> [GIVEN INSTRUCTION]
Reproduce the full listing below unchanged, apart from the pictures.

> [INFORMATION PROVIDED]
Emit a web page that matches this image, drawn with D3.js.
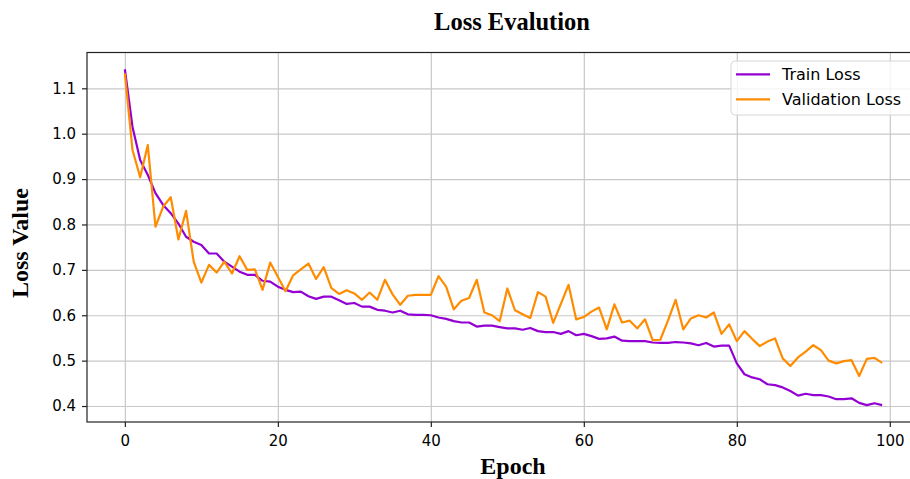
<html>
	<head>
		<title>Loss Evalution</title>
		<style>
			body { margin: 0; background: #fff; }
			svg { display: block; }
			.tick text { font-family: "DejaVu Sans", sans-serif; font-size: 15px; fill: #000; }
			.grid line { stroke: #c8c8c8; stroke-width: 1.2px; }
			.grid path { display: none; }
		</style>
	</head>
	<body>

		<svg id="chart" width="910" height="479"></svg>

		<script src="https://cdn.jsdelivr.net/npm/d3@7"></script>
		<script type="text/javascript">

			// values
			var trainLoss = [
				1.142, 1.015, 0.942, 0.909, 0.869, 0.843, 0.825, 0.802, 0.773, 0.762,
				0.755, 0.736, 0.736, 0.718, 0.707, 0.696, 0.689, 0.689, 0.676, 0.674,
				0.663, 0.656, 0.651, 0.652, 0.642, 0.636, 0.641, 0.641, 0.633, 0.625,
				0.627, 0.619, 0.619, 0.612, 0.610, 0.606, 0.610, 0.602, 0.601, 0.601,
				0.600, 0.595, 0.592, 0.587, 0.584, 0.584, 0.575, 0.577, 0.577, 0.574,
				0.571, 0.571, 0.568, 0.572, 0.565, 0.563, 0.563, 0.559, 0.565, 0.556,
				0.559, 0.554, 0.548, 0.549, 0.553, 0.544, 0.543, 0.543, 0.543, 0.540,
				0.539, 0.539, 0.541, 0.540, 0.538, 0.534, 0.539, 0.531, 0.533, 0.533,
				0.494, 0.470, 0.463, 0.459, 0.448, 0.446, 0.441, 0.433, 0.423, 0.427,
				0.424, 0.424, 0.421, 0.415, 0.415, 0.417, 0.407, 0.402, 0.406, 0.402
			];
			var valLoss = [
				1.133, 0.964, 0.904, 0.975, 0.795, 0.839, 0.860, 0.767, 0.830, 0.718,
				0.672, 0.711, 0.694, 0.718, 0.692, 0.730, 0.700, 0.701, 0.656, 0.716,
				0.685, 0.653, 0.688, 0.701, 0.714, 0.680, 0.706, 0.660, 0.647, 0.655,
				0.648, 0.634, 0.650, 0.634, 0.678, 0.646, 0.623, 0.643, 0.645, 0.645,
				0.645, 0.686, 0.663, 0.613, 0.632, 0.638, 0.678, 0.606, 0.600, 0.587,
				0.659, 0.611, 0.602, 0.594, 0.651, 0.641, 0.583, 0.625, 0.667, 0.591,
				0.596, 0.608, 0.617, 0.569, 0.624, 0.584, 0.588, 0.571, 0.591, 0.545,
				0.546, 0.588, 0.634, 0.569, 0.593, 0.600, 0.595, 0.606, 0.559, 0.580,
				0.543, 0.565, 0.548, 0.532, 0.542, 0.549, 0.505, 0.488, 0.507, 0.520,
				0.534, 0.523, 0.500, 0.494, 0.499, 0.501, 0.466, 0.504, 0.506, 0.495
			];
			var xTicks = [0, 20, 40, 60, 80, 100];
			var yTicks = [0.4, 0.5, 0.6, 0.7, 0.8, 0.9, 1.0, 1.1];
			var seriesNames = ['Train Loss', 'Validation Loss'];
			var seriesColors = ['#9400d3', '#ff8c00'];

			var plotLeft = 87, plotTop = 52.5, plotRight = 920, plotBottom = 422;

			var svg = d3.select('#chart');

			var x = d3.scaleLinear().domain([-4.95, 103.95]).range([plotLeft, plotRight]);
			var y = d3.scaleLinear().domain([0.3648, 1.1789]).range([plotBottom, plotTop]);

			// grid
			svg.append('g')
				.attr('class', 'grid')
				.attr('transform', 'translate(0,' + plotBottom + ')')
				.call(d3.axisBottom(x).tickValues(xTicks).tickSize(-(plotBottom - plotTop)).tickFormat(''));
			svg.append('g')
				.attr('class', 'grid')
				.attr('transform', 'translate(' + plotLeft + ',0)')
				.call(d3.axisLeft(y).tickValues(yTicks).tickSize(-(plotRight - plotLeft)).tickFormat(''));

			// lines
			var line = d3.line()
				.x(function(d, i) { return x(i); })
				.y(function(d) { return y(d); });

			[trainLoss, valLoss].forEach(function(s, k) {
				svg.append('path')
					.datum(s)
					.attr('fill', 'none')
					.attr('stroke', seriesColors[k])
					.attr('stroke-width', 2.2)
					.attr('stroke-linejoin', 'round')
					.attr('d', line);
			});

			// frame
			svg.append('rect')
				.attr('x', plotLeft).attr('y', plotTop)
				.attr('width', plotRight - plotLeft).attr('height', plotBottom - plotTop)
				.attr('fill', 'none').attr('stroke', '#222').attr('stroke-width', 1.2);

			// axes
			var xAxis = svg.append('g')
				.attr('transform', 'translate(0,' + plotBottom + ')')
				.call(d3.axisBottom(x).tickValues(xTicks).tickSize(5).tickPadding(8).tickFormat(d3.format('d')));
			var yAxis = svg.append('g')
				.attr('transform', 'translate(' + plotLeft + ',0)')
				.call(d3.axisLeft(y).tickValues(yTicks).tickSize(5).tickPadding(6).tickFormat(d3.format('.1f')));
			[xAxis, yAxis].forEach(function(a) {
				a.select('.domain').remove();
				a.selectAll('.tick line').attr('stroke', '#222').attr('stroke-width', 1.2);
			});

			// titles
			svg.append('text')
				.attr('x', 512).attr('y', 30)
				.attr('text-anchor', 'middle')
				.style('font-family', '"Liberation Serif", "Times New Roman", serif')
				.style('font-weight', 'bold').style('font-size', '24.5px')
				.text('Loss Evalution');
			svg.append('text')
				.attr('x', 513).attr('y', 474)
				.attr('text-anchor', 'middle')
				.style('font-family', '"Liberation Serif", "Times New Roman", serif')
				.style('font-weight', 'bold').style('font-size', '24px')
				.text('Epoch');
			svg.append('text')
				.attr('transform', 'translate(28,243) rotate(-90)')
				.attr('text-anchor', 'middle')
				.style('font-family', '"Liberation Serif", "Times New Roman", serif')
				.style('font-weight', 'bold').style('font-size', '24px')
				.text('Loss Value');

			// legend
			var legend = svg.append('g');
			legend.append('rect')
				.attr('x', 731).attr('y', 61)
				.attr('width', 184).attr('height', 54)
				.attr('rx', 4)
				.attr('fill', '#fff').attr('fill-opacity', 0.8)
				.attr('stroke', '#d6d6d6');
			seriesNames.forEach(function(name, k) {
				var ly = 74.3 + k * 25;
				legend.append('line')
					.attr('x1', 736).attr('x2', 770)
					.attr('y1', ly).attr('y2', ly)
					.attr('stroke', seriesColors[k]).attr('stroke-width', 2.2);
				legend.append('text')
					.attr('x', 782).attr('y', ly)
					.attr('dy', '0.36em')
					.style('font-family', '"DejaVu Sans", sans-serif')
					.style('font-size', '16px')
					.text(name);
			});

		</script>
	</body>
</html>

> [FINISHED TASK]
Emit a web page that matches this image, drawn with D3.js.
<html>
	<head>
		<title>Loss Evalution</title>
		<style>
			body { margin: 0; background: #fff; }
			svg { display: block; }
			.tick text { font-family: "DejaVu Sans", sans-serif; font-size: 15px; fill: #000; }
			.grid line { stroke: #c8c8c8; stroke-width: 1.2px; }
			.grid path { display: none; }
		</style>
	</head>
	<body>

		<svg id="chart" width="910" height="479"></svg>

		<script src="https://cdn.jsdelivr.net/npm/d3@7"></script>
		<script type="text/javascript">

			// values
			var trainLoss = [
				1.142, 1.015, 0.942, 0.909, 0.869, 0.843, 0.825, 0.802, 0.773, 0.762,
				0.755, 0.736, 0.736, 0.718, 0.707, 0.696, 0.689, 0.689, 0.676, 0.674,
				0.663, 0.656, 0.651, 0.652, 0.642, 0.636, 0.641, 0.641, 0.633, 0.625,
				0.627, 0.619, 0.619, 0.612, 0.610, 0.606, 0.610, 0.602, 0.601, 0.601,
				0.600, 0.595, 0.592, 0.587, 0.584, 0.584, 0.575, 0.577, 0.577, 0.574,
				0.571, 0.571, 0.568, 0.572, 0.565, 0.563, 0.563, 0.559, 0.565, 0.556,
				0.559, 0.554, 0.548, 0.549, 0.553, 0.544, 0.543, 0.543, 0.543, 0.540,
				0.539, 0.539, 0.541, 0.540, 0.538, 0.534, 0.539, 0.531, 0.533, 0.533,
				0.494, 0.470, 0.463, 0.459, 0.448, 0.446, 0.441, 0.433, 0.423, 0.427,
				0.424, 0.424, 0.421, 0.415, 0.415, 0.417, 0.407, 0.402, 0.406, 0.402
			];
			var valLoss = [
				1.133, 0.964, 0.904, 0.975, 0.795, 0.839, 0.860, 0.767, 0.830, 0.718,
				0.672, 0.711, 0.694, 0.718, 0.692, 0.730, 0.700, 0.701, 0.656, 0.716,
				0.685, 0.653, 0.688, 0.701, 0.714, 0.680, 0.706, 0.660, 0.647, 0.655,
				0.648, 0.634, 0.650, 0.634, 0.678, 0.646, 0.623, 0.643, 0.645, 0.645,
				0.645, 0.686, 0.663, 0.613, 0.632, 0.638, 0.678, 0.606, 0.600, 0.587,
				0.659, 0.611, 0.602, 0.594, 0.651, 0.641, 0.583, 0.625, 0.667, 0.591,
				0.596, 0.608, 0.617, 0.569, 0.624, 0.584, 0.588, 0.571, 0.591, 0.545,
				0.546, 0.588, 0.634, 0.569, 0.593, 0.600, 0.595, 0.606, 0.559, 0.580,
				0.543, 0.565, 0.548, 0.532, 0.542, 0.549, 0.505, 0.488, 0.507, 0.520,
				0.534, 0.523, 0.500, 0.494, 0.499, 0.501, 0.466, 0.504, 0.506, 0.495
			];
			var xTicks = [0, 20, 40, 60, 80, 100];
			var yTicks = [0.4, 0.5, 0.6, 0.7, 0.8, 0.9, 1.0, 1.1];
			var seriesNames = ['Train Loss', 'Validation Loss'];
			var seriesColors = ['#9400d3', '#ff8c00'];

			var plotLeft = 87, plotTop = 52.5, plotRight = 920, plotBottom = 422;

			var svg = d3.select('#chart');

			var x = d3.scaleLinear().domain([-4.95, 103.95]).range([plotLeft, plotRight]);
			var y = d3.scaleLinear().domain([0.3648, 1.1789]).range([plotBottom, plotTop]);

			// grid
			svg.append('g')
				.attr('class', 'grid')
				.attr('transform', 'translate(0,' + plotBottom + ')')
				.call(d3.axisBottom(x).tickValues(xTicks).tickSize(-(plotBottom - plotTop)).tickFormat(''));
			svg.append('g')
				.attr('class', 'grid')
				.attr('transform', 'translate(' + plotLeft + ',0)')
				.call(d3.axisLeft(y).tickValues(yTicks).tickSize(-(plotRight - plotLeft)).tickFormat(''));

			// lines
			var line = d3.line()
				.x(function(d, i) { return x(i); })
				.y(function(d) { return y(d); });

			[trainLoss, valLoss].forEach(function(s, k) {
				svg.append('path')
					.datum(s)
					.attr('fill', 'none')
					.attr('stroke', seriesColors[k])
					.attr('stroke-width', 2.2)
					.attr('stroke-linejoin', 'round')
					.attr('d', line);
			});

			// frame
			svg.append('rect')
				.attr('x', plotLeft).attr('y', plotTop)
				.attr('width', plotRight - plotLeft).attr('height', plotBottom - plotTop)
				.attr('fill', 'none').attr('stroke', '#222').attr('stroke-width', 1.2);

			// axes
			var xAxis = svg.append('g')
				.attr('transform', 'translate(0,' + plotBottom + ')')
				.call(d3.axisBottom(x).tickValues(xTicks).tickSize(5).tickPadding(8).tickFormat(d3.format('d')));
			var yAxis = svg.append('g')
				.attr('transform', 'translate(' + plotLeft + ',0)')
				.call(d3.axisLeft(y).tickValues(yTicks).tickSize(5).tickPadding(6).tickFormat(d3.format('.1f')));
			[xAxis, yAxis].forEach(function(a) {
				a.select('.domain').remove();
				a.selectAll('.tick line').attr('stroke', '#222').attr('stroke-width', 1.2);
			});

			// titles
			svg.append('text')
				.attr('x', 512).attr('y', 30)
				.attr('text-anchor', 'middle')
				.style('font-family', '"Liberation Serif", "Times New Roman", serif')
				.style('font-weight', 'bold').style('font-size', '24.5px')
				.text('Loss Evalution');
			svg.append('text')
				.attr('x', 513).attr('y', 474)
				.attr('text-anchor', 'middle')
				.style('font-family', '"Liberation Serif", "Times New Roman", serif')
				.style('font-weight', 'bold').style('font-size', '24px')
				.text('Epoch');
			svg.append('text')
				.attr('transform', 'translate(28,243) rotate(-90)')
				.attr('text-anchor', 'middle')
				.style('font-family', '"Liberation Serif", "Times New Roman", serif')
				.style('font-weight', 'bold').style('font-size', '24px')
				.text('Loss Value');

			// legend
			var legend = svg.append('g');
			legend.append('rect')
				.attr('x', 731).attr('y', 61)
				.attr('width', 184).attr('height', 54)
				.attr('rx', 4)
				.attr('fill', '#fff').attr('fill-opacity', 0.8)
				.attr('stroke', '#d6d6d6');
			seriesNames.forEach(function(name, k) {
				var ly = 74.3 + k * 25;
				legend.append('line')
					.attr('x1', 736).attr('x2', 770)
					.attr('y1', ly).attr('y2', ly)
					.attr('stroke', seriesColors[k]).attr('stroke-width', 2.2);
				legend.append('text')
					.attr('x', 782).attr('y', ly)
					.attr('dy', '0.36em')
					.style('font-family', '"DejaVu Sans", sans-serif')
					.style('font-size', '16px')
					.text(name);
			});

		</script>
	</body>
</html>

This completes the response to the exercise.